USTelecom, CTIA Say Members Are Already Using AI Against Robocalls, but Scammers Also Use AI
USTelecom and CTIA told the FCC its members already use AI to combat unwanted robocalls. Both groups counseled that regulators adopt a flexible approach but said scammers also use AI. Comments in response to a November notice of inquiry (see 2311160028) were due Monday and posted Tuesday and Wednesday in docket 23-362.
The commission should clarify that the Telephone Consumer Protection Act applies to AI-generated voice calls, USTelecom said. But it would be “premature and potentially counterproductive” for the FCC to adopt “AI-specific mandates or measures at this time,” it added.
“Scammers will use every technology available to them in their fraudulent schemes,” USTelecom said. The telecom industry “also is at the cutting edge of employing available technologies -- and investing in new ones -- to protect customers,” it said: “Providers and their analytics partners have long relied on machine learning and automation to identify and mitigate illegal calling patterns. Machine learning and other forms of AI are extremely useful for this task, sifting through scores of call detail records in real time to detect and stop the ever-evolving tactics of bad actors.”
The wireless industry is using AI in a “responsible manner to benefit and protect consumers,” CTIA said. “As the Commission seeks to assess the impact of AI on robocalls and robotexts, the Commission should encourage entities to leverage existing approaches to managing nascent and evolving bad actor threats, including technology-neutral policies and previous work on AI,” the group said. CTIA urged the FCC to encourage stakeholders to follow the National Institute of Standards and Technology’s AI Risk Management Framework “which provides a practical approach to incorporating trustworthiness considerations into the design, development, use, and evaluation of AI products, services, and systems, and encourages stakeholders to use existing frameworks.”

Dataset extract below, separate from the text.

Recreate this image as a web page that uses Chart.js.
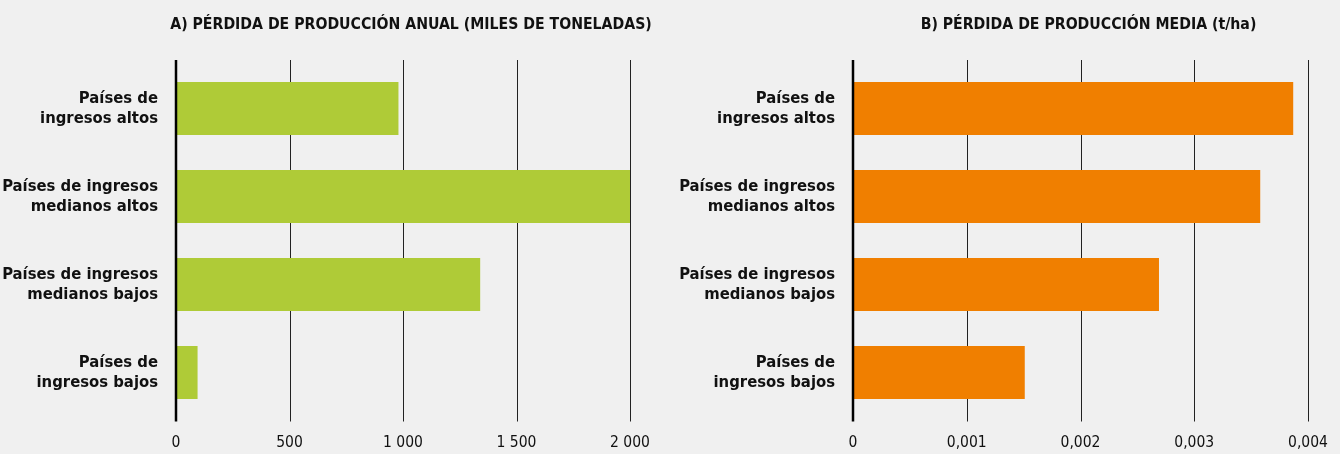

Existing methods used to identify fraudulent calls and texts “have typically relied on analyzing non-content metadata, such as calling telephone numbers, alphanumeric identifiers, and call frequency, while the harm of scam calls is based on the content of those fraudulent communications,” Microsoft said. But focusing on non-content metadata “is not consistently effective and frequently harms legitimate calls by misidentifying them as scams,” the company said. Recent advances in generative AI offer the opportunity to identify scams through content analysis, Microsoft said: “In this proceeding, the Commission can ease the path to deploying effective solutions to identify and notify consumers of fraudulent calls by confirming that these solutions are consistent with existing law.”
AI technologies “may generate new risks for consumers,” but there’s also “promise in the ability of AI technologies to improve the customer experience and develop new methods for robocall and robotext prevention,” Twilio said. “As the U.S. works towards establishing AI risk management practices across the government and critical infrastructure sectors, Twilio encourages the Commission to explore existing frameworks and work with government and industry partners to highlight the potential for AI and how it can help mitigate threats posed by bad actors.”
Security company Numeracle urged the FCC to prohibit use of artificial or prerecorded voices claiming to be a live human caller. “Call recipients should know exactly what entity is calling them and who from that entity -- whether a human or a computer -- is communicating with them,” Numeracle said. The company warned that “lawbreakers will break laws” and “banning bad actors from doing certain things is routinely unsuccessful and increasing fines or punishments without enforcement is futile.”
Digimarc said digital watermarking technology it has made available for decades can help. The use of generative AI technology “to produce human-like dialog and simulate voices of those that consumers know and trust is advancing rapidly, posing an ever-increasing risk of fraud to consumers.” Digimarc said: “The Commission should mandate that audio generated by AI be watermarked and in so doing facilitate further authentication of all calls by making it easy for non-synthetic audio to be watermarked.”